## Brief
Write out each line exactly as given. Leave the pictures out of your copy.

Source code of charts:

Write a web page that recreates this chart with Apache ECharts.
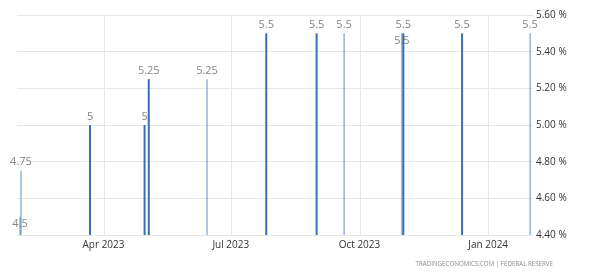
<!DOCTYPE html>
<html>
<head>
<meta charset="utf-8">
<script src="https://cdn.jsdelivr.net/npm/echarts@6/dist/echarts.min.js"></script>
<style>html,body{margin:0;padding:0;background:#fff;}#c{width:589px;height:277px;}</style>
</head>
<body>
<div id="c"></div>
<script>
// Main (thicker, dark blue) decisions
const mainDates = ['2023-03-22', '2023-04-30', '2023-05-03', '2023-07-26', '2023-08-31', '2023-11-01', '2023-12-13'];
const mainValues = [5, 5, 5.25, 5.5, 5.5, 5.5, 5.5];
// Thin bars
const thinDates = ['2023-02-01', '2023-06-14', '2023-09-20', '2024-01-31'];
const thinValues = [4.75, 5.25, 5.5, 5.5];
// Light bars
const lightDates = ['2023-01-31', '2023-10-31'];
const lightValues = [4.5, 5.5];
const yTicks = [4.4, 4.6, 4.8, 5.0, 5.2, 5.4, 5.6];
const xTickDates = ['2023-04-01', '2023-07-01', '2023-10-01', '2024-01-01'];
const xRange = ['2023-01-29T12:00:00', '2024-02-01T00:00:00'];
const monthNames = ['Jan','Feb','Mar','Apr','May','Jun','Jul','Aug','Sep','Oct','Nov','Dec'];

const pair = (d, v) => d.map((x, i) => [x, v[i]]);
const FONT = '"Open Sans", "Noto Sans", sans-serif';
const labelStyle = {show: true, position: 'top', distance: 3, color: '#858585', fontSize: 11, fontFamily: FONT};

const chart = echarts.init(document.getElementById('c'), null, {renderer: 'canvas'});
chart.setOption({
  animation: false,
  grid: {left: 17, right: 56, top: 15, bottom: 42, containLabel: false},
  xAxis: {
    type: 'time',
    min: xRange[0], max: xRange[1],
    splitNumber: 3,
    axisLine: {show: false},
    axisTick: {show: false},
    splitLine: {show: false},
    axisLabel: {
      color: '#333', fontSize: 10, fontFamily: FONT, margin: 5, hideOverlap: false,
      formatter: function (v) { const d = new Date(v); return monthNames[d.getMonth()] + ' ' + d.getFullYear(); }
    }
  },
  yAxis: {
    type: 'value', position: 'right',
    min: yTicks[0], max: yTicks[yTicks.length - 1], interval: 0.2,
    axisLine: {show: false}, axisTick: {show: false},
    splitLine: {lineStyle: {color: '#e6e6e6', width: 1}},
    axisLabel: {color: '#333', fontSize: 10, fontFamily: FONT, margin: 3,
      formatter: v => v.toFixed(2) + ' %'}
  },
  series: [
    {type: 'bar', name: 'light', data: pair(lightDates, lightValues), barWidth: 2, barGap: '-100%',
      itemStyle: {color: '#9dbfe0'}, label: Object.assign({}, labelStyle, {position: 'insideTop', distance: 2}),
      markLine: {silent: true, symbol: 'none', z: 0, label: {show: false},
        lineStyle: {color: '#e6e6e6', width: 1, type: 'solid'},
        data: xTickDates.map(d => ({xAxis: d}))}},
    {type: 'bar', name: 'main', data: pair(mainDates, mainValues), barWidth: 2, barGap: '-100%',
      itemStyle: {color: '#3571b0'}, label: labelStyle},
    {type: 'bar', name: 'thin', data: pair(thinDates, thinValues), barWidth: 1, barGap: '-100%',
      itemStyle: {color: '#5f8ec2'}, label: labelStyle}
  ],
  graphic: [{
    type: 'text', right: 36, top: 261,
    style: {text: 'TRADINGECONOMICS.COM | FEDERAL RESERVE', fill: '#8a8a8a', fontSize: 6.2, fontFamily: FONT}
  }]
});
</script>
</body>
</html>
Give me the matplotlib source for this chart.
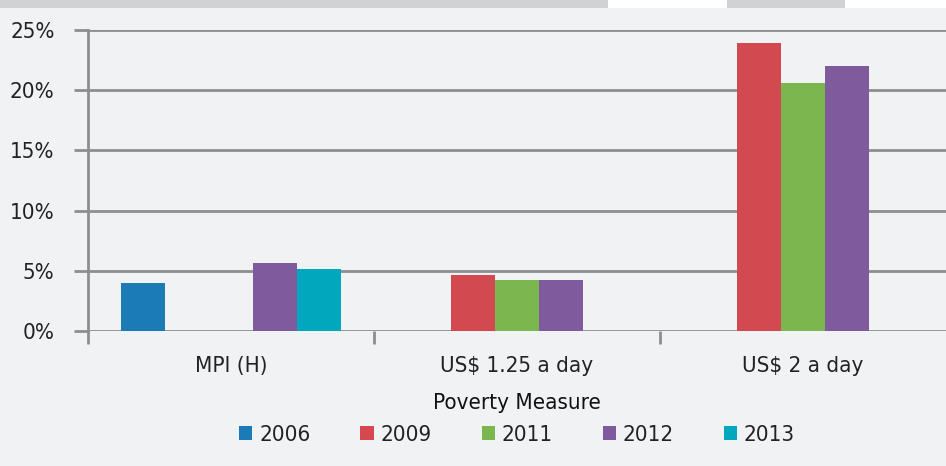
import numpy as np
import matplotlib.pyplot as plt
from matplotlib.patches import Rectangle

plt.rcParams['font.family'] = ['DejaVu Sans']
plt.rcParams['font.stretch'] = 'condensed'

categories = ['MPI (H)', 'US$ 1.25 a day', 'US$ 2 a day']
years = ['2006', '2009', '2011', '2012', '2013']
# values in percent, NaN = no data for that year
values = {
    '2006': [4.0, np.nan, np.nan],
    '2009': [np.nan, 4.65, 23.9],
    '2011': [np.nan, 4.25, 20.6],
    '2012': [5.65, 4.25, 22.0],
    '2013': [5.15, np.nan, np.nan],
}
colors = ['#1a7bb7', '#d2494f', '#7cb64f', '#7f5a9c', '#00a7bd']

bg = '#f1f2f4'
grid_c = '#8b8f8f'

fig = plt.figure(figsize=(9.46, 4.66), dpi=100)
fig.patch.set_facecolor('white')
# page background and the grey strips along the top edge
fig.patches.append(Rectangle((0, 0), 1, 1 - 8 / 466, transform=fig.transFigure,
                             facecolor=bg, edgecolor='none', zorder=-10))
fig.patches.append(Rectangle((0, 1 - 8 / 466), 608 / 946, 8 / 466, transform=fig.transFigure,
                             facecolor='#d1d2d4', edgecolor='none', zorder=-10))
fig.patches.append(Rectangle((727 / 946, 1 - 8 / 466), 118 / 946, 8 / 466, transform=fig.transFigure,
                             facecolor='#d1d2d4', edgecolor='none', zorder=-10))

ax = fig.add_axes([88 / 946, 135 / 466, 858 / 946, 301 / 466])
ax.set_facecolor('none')

x = np.arange(len(categories))
w = 44 / 286
for i, (yr, c) in enumerate(zip(years, colors)):
    ax.bar(x + (i - 2) * w, values[yr], width=w, color=c, label=yr, zorder=3)

ax.set_xlim(-0.5, 2.5)
ax.set_ylim(0, 25)
ax.set_yticks(range(0, 26, 5))
ax.set_yticklabels([f'{v}%' for v in range(0, 26, 5)])
ax.yaxis.grid(True, color=grid_c, linewidth=2, zorder=1)
ax.set_xticks(x)
ax.set_xticklabels(categories)
ax.set_xticks([-0.5, 0.5, 1.5], minor=True)
ax.tick_params(axis='x', which='major', length=0, pad=18, labelsize=16, colors='#222222')
ax.tick_params(axis='x', which='minor', length=9, width=2, color=grid_c)
ax.tick_params(axis='y', length=10, width=2, color=grid_c, pad=14, labelsize=16,
               labelcolor='#222222')
for s in ['top', 'right', 'bottom']:
    ax.spines[s].set_visible(False)
ax.spines['left'].set_color(grid_c)
ax.spines['left'].set_linewidth(2)
ax.set_xlabel('Poverty Measure', fontsize=16, labelpad=12, color='#111111')

ax.legend(loc='center', bbox_to_anchor=(0.5, -0.345), ncol=5, frameon=False,
          fontsize=16, handlelength=0.6, handleheight=0.6, handletextpad=0.3,
          columnspacing=2.25, labelcolor='#222222', borderaxespad=0)

plt.savefig('out.png', dpi=100, facecolor=fig.get_facecolor())
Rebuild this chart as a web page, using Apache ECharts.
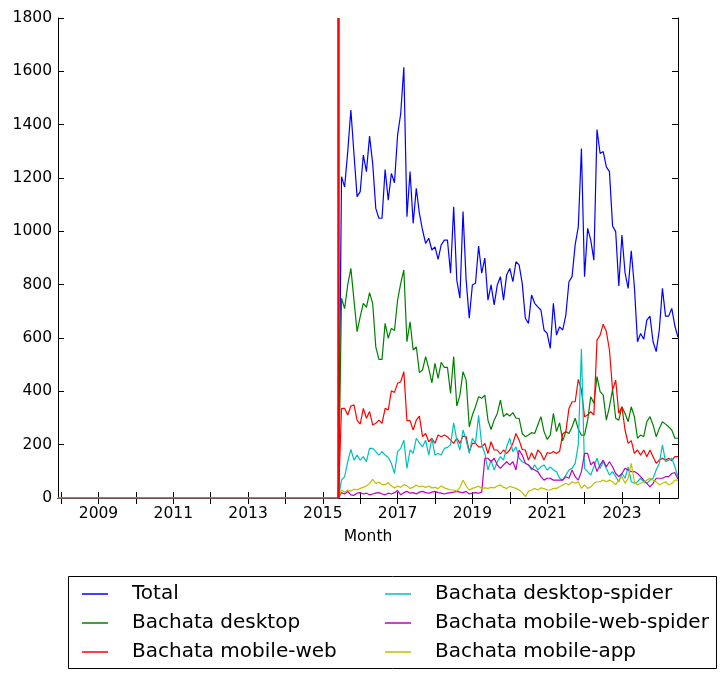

## Task result
Write a web page that recreates this chart with Apache ECharts.
<!DOCTYPE html>
<html>
<head>
<meta charset="utf-8">
<script src="https://cdn.jsdelivr.net/npm/echarts@6/dist/echarts.min.js"></script>
<style>html,body{margin:0;padding:0;background:#fff;}#c{width:589px;height:277px;}</style>
</head>
<body>
<div id="c"></div>
<script>
// Main (thicker, dark blue) decisions
const mainDates = ['2023-03-22', '2023-04-30', '2023-05-03', '2023-07-26', '2023-08-31', '2023-11-01', '2023-12-13'];
const mainValues = [5, 5, 5.25, 5.5, 5.5, 5.5, 5.5];
// Thin bars
const thinDates = ['2023-02-01', '2023-06-14', '2023-09-20', '2024-01-31'];
const thinValues = [4.75, 5.25, 5.5, 5.5];
// Light bars
const lightDates = ['2023-01-31', '2023-10-31'];
const lightValues = [4.5, 5.5];
const yTicks = [4.4, 4.6, 4.8, 5.0, 5.2, 5.4, 5.6];
const xTickDates = ['2023-04-01', '2023-07-01', '2023-10-01', '2024-01-01'];
const xRange = ['2023-01-29T12:00:00', '2024-02-01T00:00:00'];
const monthNames = ['Jan','Feb','Mar','Apr','May','Jun','Jul','Aug','Sep','Oct','Nov','Dec'];

const pair = (d, v) => d.map((x, i) => [x, v[i]]);
const FONT = '"Open Sans", "Noto Sans", sans-serif';
const labelStyle = {show: true, position: 'top', distance: 3, color: '#858585', fontSize: 11, fontFamily: FONT};

const chart = echarts.init(document.getElementById('c'), null, {renderer: 'canvas'});
chart.setOption({
  animation: false,
  grid: {left: 17, right: 56, top: 15, bottom: 42, containLabel: false},
  xAxis: {
    type: 'time',
    min: xRange[0], max: xRange[1],
    splitNumber: 3,
    axisLine: {show: false},
    axisTick: {show: false},
    splitLine: {show: false},
    axisLabel: {
      color: '#333', fontSize: 10, fontFamily: FONT, margin: 5, hideOverlap: false,
      formatter: function (v) { const d = new Date(v); return monthNames[d.getMonth()] + ' ' + d.getFullYear(); }
    }
  },
  yAxis: {
    type: 'value', position: 'right',
    min: yTicks[0], max: yTicks[yTicks.length - 1], interval: 0.2,
    axisLine: {show: false}, axisTick: {show: false},
    splitLine: {lineStyle: {color: '#e6e6e6', width: 1}},
    axisLabel: {color: '#333', fontSize: 10, fontFamily: FONT, margin: 3,
      formatter: v => v.toFixed(2) + ' %'}
  },
  series: [
    {type: 'bar', name: 'light', data: pair(lightDates, lightValues), barWidth: 2, barGap: '-100%',
      itemStyle: {color: '#9dbfe0'}, label: Object.assign({}, labelStyle, {position: 'insideTop', distance: 2}),
      markLine: {silent: true, symbol: 'none', z: 0, label: {show: false},
        lineStyle: {color: '#e6e6e6', width: 1, type: 'solid'},
        data: xTickDates.map(d => ({xAxis: d}))}},
    {type: 'bar', name: 'main', data: pair(mainDates, mainValues), barWidth: 2, barGap: '-100%',
      itemStyle: {color: '#3571b0'}, label: labelStyle},
    {type: 'bar', name: 'thin', data: pair(thinDates, thinValues), barWidth: 1, barGap: '-100%',
      itemStyle: {color: '#5f8ec2'}, label: labelStyle}
  ],
  graphic: [{
    type: 'text', right: 36, top: 261,
    style: {text: 'TRADINGECONOMICS.COM | FEDERAL RESERVE', fill: '#8a8a8a', fontSize: 6.2, fontFamily: FONT}
  }]
});
</script>
</body>
</html>
Give me the matplotlib source for this chart.
import numpy as np
import matplotlib.pyplot as plt
from matplotlib.patches import Rectangle

plt.rcParams['font.family'] = ['DejaVu Sans']
plt.rcParams['font.stretch'] = 'condensed'

categories = ['MPI (H)', 'US$ 1.25 a day', 'US$ 2 a day']
years = ['2006', '2009', '2011', '2012', '2013']
# values in percent, NaN = no data for that year
values = {
    '2006': [4.0, np.nan, np.nan],
    '2009': [np.nan, 4.65, 23.9],
    '2011': [np.nan, 4.25, 20.6],
    '2012': [5.65, 4.25, 22.0],
    '2013': [5.15, np.nan, np.nan],
}
colors = ['#1a7bb7', '#d2494f', '#7cb64f', '#7f5a9c', '#00a7bd']

bg = '#f1f2f4'
grid_c = '#8b8f8f'

fig = plt.figure(figsize=(9.46, 4.66), dpi=100)
fig.patch.set_facecolor('white')
# page background and the grey strips along the top edge
fig.patches.append(Rectangle((0, 0), 1, 1 - 8 / 466, transform=fig.transFigure,
                             facecolor=bg, edgecolor='none', zorder=-10))
fig.patches.append(Rectangle((0, 1 - 8 / 466), 608 / 946, 8 / 466, transform=fig.transFigure,
                             facecolor='#d1d2d4', edgecolor='none', zorder=-10))
fig.patches.append(Rectangle((727 / 946, 1 - 8 / 466), 118 / 946, 8 / 466, transform=fig.transFigure,
                             facecolor='#d1d2d4', edgecolor='none', zorder=-10))

ax = fig.add_axes([88 / 946, 135 / 466, 858 / 946, 301 / 466])
ax.set_facecolor('none')

x = np.arange(len(categories))
w = 44 / 286
for i, (yr, c) in enumerate(zip(years, colors)):
    ax.bar(x + (i - 2) * w, values[yr], width=w, color=c, label=yr, zorder=3)

ax.set_xlim(-0.5, 2.5)
ax.set_ylim(0, 25)
ax.set_yticks(range(0, 26, 5))
ax.set_yticklabels([f'{v}%' for v in range(0, 26, 5)])
ax.yaxis.grid(True, color=grid_c, linewidth=2, zorder=1)
ax.set_xticks(x)
ax.set_xticklabels(categories)
ax.set_xticks([-0.5, 0.5, 1.5], minor=True)
ax.tick_params(axis='x', which='major', length=0, pad=18, labelsize=16, colors='#222222')
ax.tick_params(axis='x', which='minor', length=9, width=2, color=grid_c)
ax.tick_params(axis='y', length=10, width=2, color=grid_c, pad=14, labelsize=16,
               labelcolor='#222222')
for s in ['top', 'right', 'bottom']:
    ax.spines[s].set_visible(False)
ax.spines['left'].set_color(grid_c)
ax.spines['left'].set_linewidth(2)
ax.set_xlabel('Poverty Measure', fontsize=16, labelpad=12, color='#111111')

ax.legend(loc='center', bbox_to_anchor=(0.5, -0.345), ncol=5, frameon=False,
          fontsize=16, handlelength=0.6, handleheight=0.6, handletextpad=0.3,
          columnspacing=2.25, labelcolor='#222222', borderaxespad=0)

plt.savefig('out.png', dpi=100, facecolor=fig.get_facecolor())
Rebuild this chart as a web page, using Apache ECharts.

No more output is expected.